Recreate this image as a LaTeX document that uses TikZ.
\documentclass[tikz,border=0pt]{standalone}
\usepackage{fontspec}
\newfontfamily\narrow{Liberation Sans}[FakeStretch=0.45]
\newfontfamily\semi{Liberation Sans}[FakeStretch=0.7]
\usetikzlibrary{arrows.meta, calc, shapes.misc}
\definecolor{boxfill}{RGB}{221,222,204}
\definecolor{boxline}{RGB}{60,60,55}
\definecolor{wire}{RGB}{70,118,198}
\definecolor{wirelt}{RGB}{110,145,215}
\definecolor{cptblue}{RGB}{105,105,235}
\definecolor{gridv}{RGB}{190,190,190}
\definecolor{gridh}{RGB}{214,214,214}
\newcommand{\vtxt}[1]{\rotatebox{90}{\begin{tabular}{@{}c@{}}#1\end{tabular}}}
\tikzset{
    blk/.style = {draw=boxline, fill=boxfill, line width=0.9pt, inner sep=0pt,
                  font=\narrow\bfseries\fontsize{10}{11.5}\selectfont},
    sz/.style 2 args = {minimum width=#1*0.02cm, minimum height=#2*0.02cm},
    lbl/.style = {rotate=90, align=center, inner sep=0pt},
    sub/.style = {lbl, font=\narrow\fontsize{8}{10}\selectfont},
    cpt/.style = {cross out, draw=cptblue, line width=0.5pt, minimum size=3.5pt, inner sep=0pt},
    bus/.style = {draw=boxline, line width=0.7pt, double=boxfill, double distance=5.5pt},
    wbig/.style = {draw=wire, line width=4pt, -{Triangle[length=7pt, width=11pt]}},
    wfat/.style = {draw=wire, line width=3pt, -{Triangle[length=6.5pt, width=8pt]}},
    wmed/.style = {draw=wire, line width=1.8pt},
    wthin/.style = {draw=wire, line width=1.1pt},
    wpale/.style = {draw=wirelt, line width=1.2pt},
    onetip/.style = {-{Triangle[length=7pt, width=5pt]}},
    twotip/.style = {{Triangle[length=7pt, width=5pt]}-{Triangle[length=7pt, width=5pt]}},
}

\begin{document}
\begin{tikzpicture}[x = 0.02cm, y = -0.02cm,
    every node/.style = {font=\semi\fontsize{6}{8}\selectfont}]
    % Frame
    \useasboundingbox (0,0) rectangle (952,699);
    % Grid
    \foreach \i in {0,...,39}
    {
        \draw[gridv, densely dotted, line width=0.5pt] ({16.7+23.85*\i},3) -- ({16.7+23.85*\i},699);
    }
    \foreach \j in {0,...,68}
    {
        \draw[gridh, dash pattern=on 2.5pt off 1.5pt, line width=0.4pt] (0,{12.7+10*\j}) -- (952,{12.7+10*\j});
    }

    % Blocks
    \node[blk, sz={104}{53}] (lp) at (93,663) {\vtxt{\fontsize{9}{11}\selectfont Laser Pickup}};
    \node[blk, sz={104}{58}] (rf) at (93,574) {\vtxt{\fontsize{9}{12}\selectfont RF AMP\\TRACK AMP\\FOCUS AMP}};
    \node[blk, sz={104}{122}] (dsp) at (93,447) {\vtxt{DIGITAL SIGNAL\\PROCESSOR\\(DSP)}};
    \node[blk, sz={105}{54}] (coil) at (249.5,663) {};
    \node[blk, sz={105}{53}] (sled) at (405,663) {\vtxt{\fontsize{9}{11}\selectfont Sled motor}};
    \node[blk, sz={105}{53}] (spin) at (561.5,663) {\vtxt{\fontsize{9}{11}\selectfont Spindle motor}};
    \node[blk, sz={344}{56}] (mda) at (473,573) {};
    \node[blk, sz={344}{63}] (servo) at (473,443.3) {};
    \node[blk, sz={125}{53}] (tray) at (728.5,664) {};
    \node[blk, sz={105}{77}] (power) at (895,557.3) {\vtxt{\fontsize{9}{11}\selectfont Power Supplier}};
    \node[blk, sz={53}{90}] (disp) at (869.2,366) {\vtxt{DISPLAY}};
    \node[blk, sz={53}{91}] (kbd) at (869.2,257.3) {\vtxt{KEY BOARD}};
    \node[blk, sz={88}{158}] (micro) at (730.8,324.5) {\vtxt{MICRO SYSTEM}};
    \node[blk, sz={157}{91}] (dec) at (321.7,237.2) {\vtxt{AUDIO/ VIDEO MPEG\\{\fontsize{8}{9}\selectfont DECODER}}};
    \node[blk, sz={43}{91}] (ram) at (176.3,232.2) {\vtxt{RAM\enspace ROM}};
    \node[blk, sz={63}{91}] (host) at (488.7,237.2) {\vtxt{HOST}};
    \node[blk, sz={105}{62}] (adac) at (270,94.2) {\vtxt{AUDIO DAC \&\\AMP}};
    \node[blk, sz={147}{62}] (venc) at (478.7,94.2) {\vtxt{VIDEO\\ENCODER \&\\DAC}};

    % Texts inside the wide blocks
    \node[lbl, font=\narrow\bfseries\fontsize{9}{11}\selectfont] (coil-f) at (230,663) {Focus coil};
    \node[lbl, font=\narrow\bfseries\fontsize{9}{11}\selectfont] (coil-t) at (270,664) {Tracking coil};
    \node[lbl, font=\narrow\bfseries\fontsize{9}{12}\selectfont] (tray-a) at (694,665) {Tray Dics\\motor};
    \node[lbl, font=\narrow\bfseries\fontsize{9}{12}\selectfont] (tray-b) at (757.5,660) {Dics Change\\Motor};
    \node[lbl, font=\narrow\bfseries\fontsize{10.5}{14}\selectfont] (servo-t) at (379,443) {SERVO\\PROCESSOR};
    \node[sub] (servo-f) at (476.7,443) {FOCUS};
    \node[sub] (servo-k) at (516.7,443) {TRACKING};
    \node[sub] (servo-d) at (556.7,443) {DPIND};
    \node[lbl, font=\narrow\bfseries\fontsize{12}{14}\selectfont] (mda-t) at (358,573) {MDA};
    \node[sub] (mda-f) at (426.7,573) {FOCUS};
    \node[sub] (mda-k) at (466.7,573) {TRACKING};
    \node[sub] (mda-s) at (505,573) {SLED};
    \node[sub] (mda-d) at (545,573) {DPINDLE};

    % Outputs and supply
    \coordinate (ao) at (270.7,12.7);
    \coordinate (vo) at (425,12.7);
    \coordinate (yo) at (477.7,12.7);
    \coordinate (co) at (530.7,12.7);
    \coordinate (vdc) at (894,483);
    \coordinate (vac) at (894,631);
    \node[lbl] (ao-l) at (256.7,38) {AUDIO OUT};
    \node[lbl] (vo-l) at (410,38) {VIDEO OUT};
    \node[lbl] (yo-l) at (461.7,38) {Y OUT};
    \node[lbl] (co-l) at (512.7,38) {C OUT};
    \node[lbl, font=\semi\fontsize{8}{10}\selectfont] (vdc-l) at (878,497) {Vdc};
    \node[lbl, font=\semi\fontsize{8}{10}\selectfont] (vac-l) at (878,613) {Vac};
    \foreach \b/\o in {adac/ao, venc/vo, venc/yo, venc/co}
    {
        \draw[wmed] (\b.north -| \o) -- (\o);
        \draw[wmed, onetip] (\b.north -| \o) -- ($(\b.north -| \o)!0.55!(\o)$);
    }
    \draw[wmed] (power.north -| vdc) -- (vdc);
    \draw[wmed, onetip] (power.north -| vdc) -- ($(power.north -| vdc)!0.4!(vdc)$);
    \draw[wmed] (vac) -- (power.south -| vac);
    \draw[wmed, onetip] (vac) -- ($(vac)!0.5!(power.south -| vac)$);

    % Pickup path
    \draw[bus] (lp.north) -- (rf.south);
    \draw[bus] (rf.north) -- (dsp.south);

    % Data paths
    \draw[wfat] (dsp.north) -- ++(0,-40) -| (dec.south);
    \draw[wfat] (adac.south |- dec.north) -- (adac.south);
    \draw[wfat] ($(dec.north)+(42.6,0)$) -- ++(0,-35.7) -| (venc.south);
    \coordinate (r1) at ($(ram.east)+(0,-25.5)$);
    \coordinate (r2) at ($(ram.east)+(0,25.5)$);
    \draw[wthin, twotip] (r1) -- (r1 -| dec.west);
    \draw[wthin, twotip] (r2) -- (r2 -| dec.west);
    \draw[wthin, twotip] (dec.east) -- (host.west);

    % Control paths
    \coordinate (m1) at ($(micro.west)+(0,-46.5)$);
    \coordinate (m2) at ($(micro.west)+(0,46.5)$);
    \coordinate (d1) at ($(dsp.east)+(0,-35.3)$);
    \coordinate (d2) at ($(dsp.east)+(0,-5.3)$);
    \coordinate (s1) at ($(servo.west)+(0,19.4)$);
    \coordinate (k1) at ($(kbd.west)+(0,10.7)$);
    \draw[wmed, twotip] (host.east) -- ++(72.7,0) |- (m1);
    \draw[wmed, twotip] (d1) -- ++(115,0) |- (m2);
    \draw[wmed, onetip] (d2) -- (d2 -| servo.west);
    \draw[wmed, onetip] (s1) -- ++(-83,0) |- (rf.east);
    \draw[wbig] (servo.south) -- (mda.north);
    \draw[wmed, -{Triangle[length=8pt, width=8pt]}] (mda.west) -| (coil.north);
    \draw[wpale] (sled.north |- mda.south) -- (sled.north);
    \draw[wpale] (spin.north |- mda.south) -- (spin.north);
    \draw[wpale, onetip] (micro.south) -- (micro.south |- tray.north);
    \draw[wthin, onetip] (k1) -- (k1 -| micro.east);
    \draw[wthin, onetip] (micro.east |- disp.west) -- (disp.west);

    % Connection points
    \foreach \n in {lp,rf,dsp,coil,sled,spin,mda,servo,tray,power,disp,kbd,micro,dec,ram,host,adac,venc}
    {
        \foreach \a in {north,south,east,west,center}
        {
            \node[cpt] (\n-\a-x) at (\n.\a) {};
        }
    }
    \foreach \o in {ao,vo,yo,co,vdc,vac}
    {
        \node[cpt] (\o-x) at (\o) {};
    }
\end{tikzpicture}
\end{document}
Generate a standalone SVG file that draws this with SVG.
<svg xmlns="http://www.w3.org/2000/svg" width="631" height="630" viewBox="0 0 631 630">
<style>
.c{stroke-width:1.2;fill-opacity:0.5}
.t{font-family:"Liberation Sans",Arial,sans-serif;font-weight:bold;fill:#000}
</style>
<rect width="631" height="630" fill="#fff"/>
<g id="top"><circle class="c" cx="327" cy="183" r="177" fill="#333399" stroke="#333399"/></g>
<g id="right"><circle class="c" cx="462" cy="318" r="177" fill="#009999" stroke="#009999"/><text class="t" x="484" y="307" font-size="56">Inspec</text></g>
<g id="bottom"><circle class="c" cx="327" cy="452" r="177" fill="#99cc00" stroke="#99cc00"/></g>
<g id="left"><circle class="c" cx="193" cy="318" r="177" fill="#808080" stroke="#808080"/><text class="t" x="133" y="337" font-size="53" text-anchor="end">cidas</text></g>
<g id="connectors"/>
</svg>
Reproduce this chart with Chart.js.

▶ **Exercise directions**
Copy out every line from the material above in which the word "that" appears.

▶ **Solution to the problem**
Recreate this image as a LaTeX document that uses TikZ.
Generate a standalone SVG file that draws this with SVG.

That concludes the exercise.